I can't see why 25+ stops of EV would even need ND.
Good point! But say you only wanted the brightest half of that band, and it was all values 128-255. You could just manually expand it in Photoshop with the levels dialog to 0-255, and throw away the shadow detail you didn't want, but, in effect you're just using half the brightness values you could be. It wouldn't look quite as good, might possibly have visible banding, AND it's an extra step for you in the processing.
The sensor, from my recollection, has two charge buckets per pixel, and can switch the entire sensor instantly and at a high rate from using charge bucket 1 to charge bucket 2.
To get global shutter: have it start accumulating in charge bucket 1. Switch to 2 and that's the "global" (synchronous) start of exposure in bucket 2. At the end of the shot, switch it globally back to 1, and read out 2, which is your exposure that started and stopped simultaneously: so plane propellers don't look like boomerangs, etc. The minus is that you lose half the dynamic range potential of the shot as you're not using bucket 1 at all, except for some pixels, the first and last couple of microseconds of exposure.
To get ND of say 10 stops: you want 1/1024 of the exposure. Expose into bucket 1 for 1023 microseconds, then bucket 2 for 1 microsecond, then back to 1, and so on. Bucket 2 gets exposed every millisecond or so that way, so for a 1 second shot during daytime when you want to capture movement of cars or something, it will get about 1000 exposures which should make the movement appear continuous. (A one-pixel object moving 1000 pixels would truly look continuous even when pixel-peeping. An object moving all the way across a 45MP screen, 8000 pixels, would look pretty continuous if it was 8 pixels wide, and so on.) The patent doesn't spell out the maximum switching speed but if 1 microsecond is possible, then this kind of continuous shot would mostly work, though there'd be certain very fast-moving objects that wouldn't look quite continuous if you look at full resolution. Still, it'd be a great tool to have. At the end you just throw away exposure 1, which will probably be massively blown out. The minus is also that you'd lose one stop of DR due to throwing away pixel bucket 1.

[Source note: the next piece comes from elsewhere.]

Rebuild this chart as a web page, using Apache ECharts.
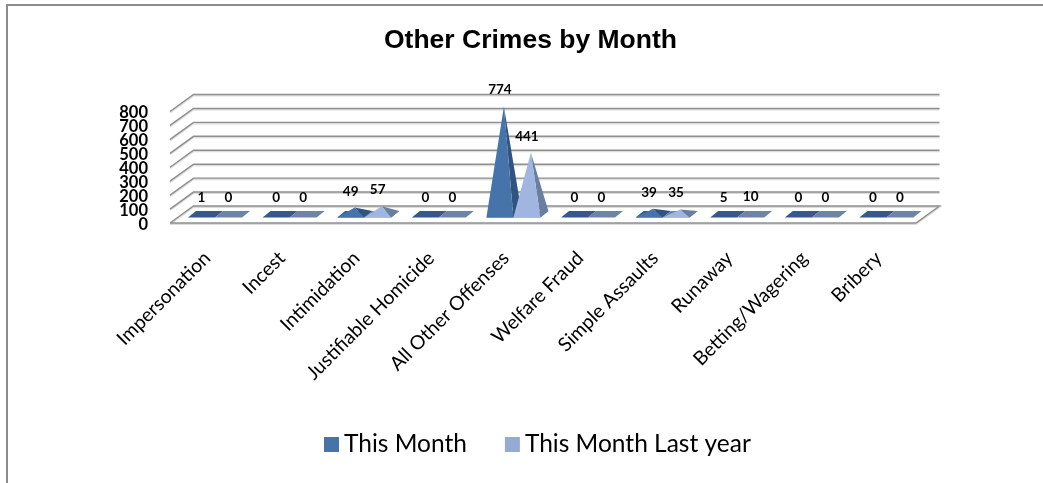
<!DOCTYPE html>
<html><head><meta charset="utf-8">
<style>html,body{margin:0;padding:0;background:#fff}#c{width:1043px;height:483px}</style>
<script src="https://cdn.jsdelivr.net/npm/echarts@6/dist/echarts.min.js"></script>
</head><body><div id="c"></div>
<script>
const categories=['Impersonation','Incest','Intimidation','Justifiable Homicide','All Other Offenses','Welfare Fraud','Simple Assaults','Runaway','Betting/Wagering','Bribery'];
const thisMonth=[1,0,49,0,774,0,39,5,0,0];
const lastYear=[0,0,57,0,441,0,35,10,0,0];
const ticks=[0,100,200,300,400,500,600,700,800];

const DX=23.5,DY=17;           // wall depth
const BW=27,BDX=8,BDY=6.6;     // pyramid base width and depth

function pyramid(shift,main,side,flatMain){
  return function(params,api){
    const i=api.value(0),v=api.value(1);
    const base=api.coord([i,0]),top=api.coord([i,v]);
    const fy=base[1]-5.4, x0=base[0]+shift;
    const FL=[x0,fy],FR=[x0+BW,fy],BR=[x0+BW+BDX,fy-BDY],BL=[x0+BDX,fy-BDY];
    const h=base[1]-top[1];
    const A=[x0+BW/2+BDX/2,fy-BDY/2-h];
    const kids=[{type:'polygon',shape:{points:[FL,FR,BR,BL]},style:{fill:flatMain}}];
    if(v>=20){
      kids.push({type:'polygon',shape:{points:[FR,BR,A]},style:{fill:side}});
      kids.push({type:'polygon',shape:{points:[FL,FR,A]},style:{fill:main}});
    }
    kids.push({type:'text',z2:10,style:{text:String(v),x:x0+BW/2,y:top[1]-25,align:'center',verticalAlign:'middle',
      font:'bold 13.5px Lato',fill:'#000'}});
    return {type:'group',children:kids};
  };
}
function wall(params,api){
  const v=api.value(0);
  const p=api.coord([0,v]),band=api.size([1,0])[0];
  const end=api.coord([categories.length-1,v]);
  const L=[p[0]-band/2,p[1]],B=[L[0]+DX,L[1]-DY],R=[end[0]+band/2+DX,L[1]-DY];
  const pts=[L,B,R];
  if(v===ticks[0]){pts.push([end[0]+band/2,L[1]]);pts.push(L);}
  return {type:'group',children:[
    {type:'polyline',shape:{points:pts.map(q=>[q[0],q[1]+1])},style:{stroke:'#dcdcdc',lineWidth:2,fill:null}},
    {type:'polyline',shape:{points:pts},style:{stroke:'#8f8f8f',lineWidth:1.4,fill:null}},
    {type:'text',style:{text:String(v),x:L[0]-22,y:L[1]+1.2,align:'right',verticalAlign:'middle',
      font:'bold 16.5px Lato',fill:'#000'}}
  ]};
}
const chart=echarts.init(document.getElementById('c'),null,{renderer:'canvas'});
chart.setOption({
  animation:false,
  backgroundColor:'#fff',
  title:{text:'Other Crimes by Month',left:379,top:22,textStyle:{fontFamily:'Liberation Sans',fontWeight:'bold',fontSize:26.5,color:'#000'}},
  legend:{data:['This Month','This Month Last year'],left:319,top:427,icon:'rect',itemWidth:15,itemHeight:15,itemGap:38,
    textStyle:{fontFamily:'Lato',fontSize:24.5,color:'#000'}},
  grid:{left:170,width:746,top:111.5,height:111.5},
  xAxis:{type:'category',data:categories,axisLine:{show:false},axisTick:{show:false},
    axisLabel:{rotate:45,interval:0,fontFamily:'Lato',fontSize:19.4,color:'#000',margin:32}},
  yAxis:{type:'value',min:0,max:800,interval:100,axisLine:{show:false},axisTick:{show:false},splitLine:{show:false},axisLabel:{show:false}},
  series:[
    {type:'custom',name:'walls',silent:true,z:1,clip:false,data:ticks.map(t=>[t]),encode:{y:0},renderItem:wall},
    {type:'custom',name:'This Month',z:2,itemStyle:{color:'#4674AA'},data:thisMonth.map((v,i)=>[i,v]),encode:{x:0,y:1},
      renderItem:pyramid(-19.3,'#4674AA','#2F5480','#34598A')},
    {type:'custom',name:'This Month Last year',z:3,itemStyle:{color:'#95ABD4'},data:lastYear.map((v,i)=>[i,v]),encode:{x:0,y:1},
      renderItem:pyramid(7.7,'#A0B6E0','#6A7F9F','#6E83A8')}
  ],
  graphic:[{type:'polyline',silent:true,z:-1,shape:{points:[[7,483],[7,5],[1043,5]]},style:{fill:null,stroke:'#8c8c8c',lineWidth:2}}]
});
</script></body></html>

To get 25 stops of dynamic range (DR, did I say EV earlier? Sorry!) you do basically the same as my ND example, but instead you do an "HDR" combination of bucket 1 and bucket 2. For instance, for a real estate photographer, bucket 1 could capture an indoor room scene while it's blown out for the view out the windows. Bucket 2 would have the view out the windows but the room would be Zone II-III (very dark, almost no detail). Combined, you can see the wood grain in dark wooden furniture inside while details of white clouds outside are also captured. Displaying the resulting image is always a problem, but at least you've captured it. And as you suggested, it's very similar to the ND example except you're also compressing the dynamic range by a factor of two and putting a huge amount of dark shadow detail in there that the photographer may not care about.
To use for a normal exposure: just expose in bucket 1, then switch to bucket 2 halfway through. Read both out and add together. One minus is if something's momentarily bright in the first half (say) of exposure, maybe a glint on a moving car's chrome, it won't totally burn out that pixel as a normal sensor would. You could call this a plus or a minus, depending. I'm sure it'd be bad in some cases.
To use for a high-speed frame rate: expose in bucket 1 only, and have half the work to do to read the sensor data. You lose one stop dynamic range.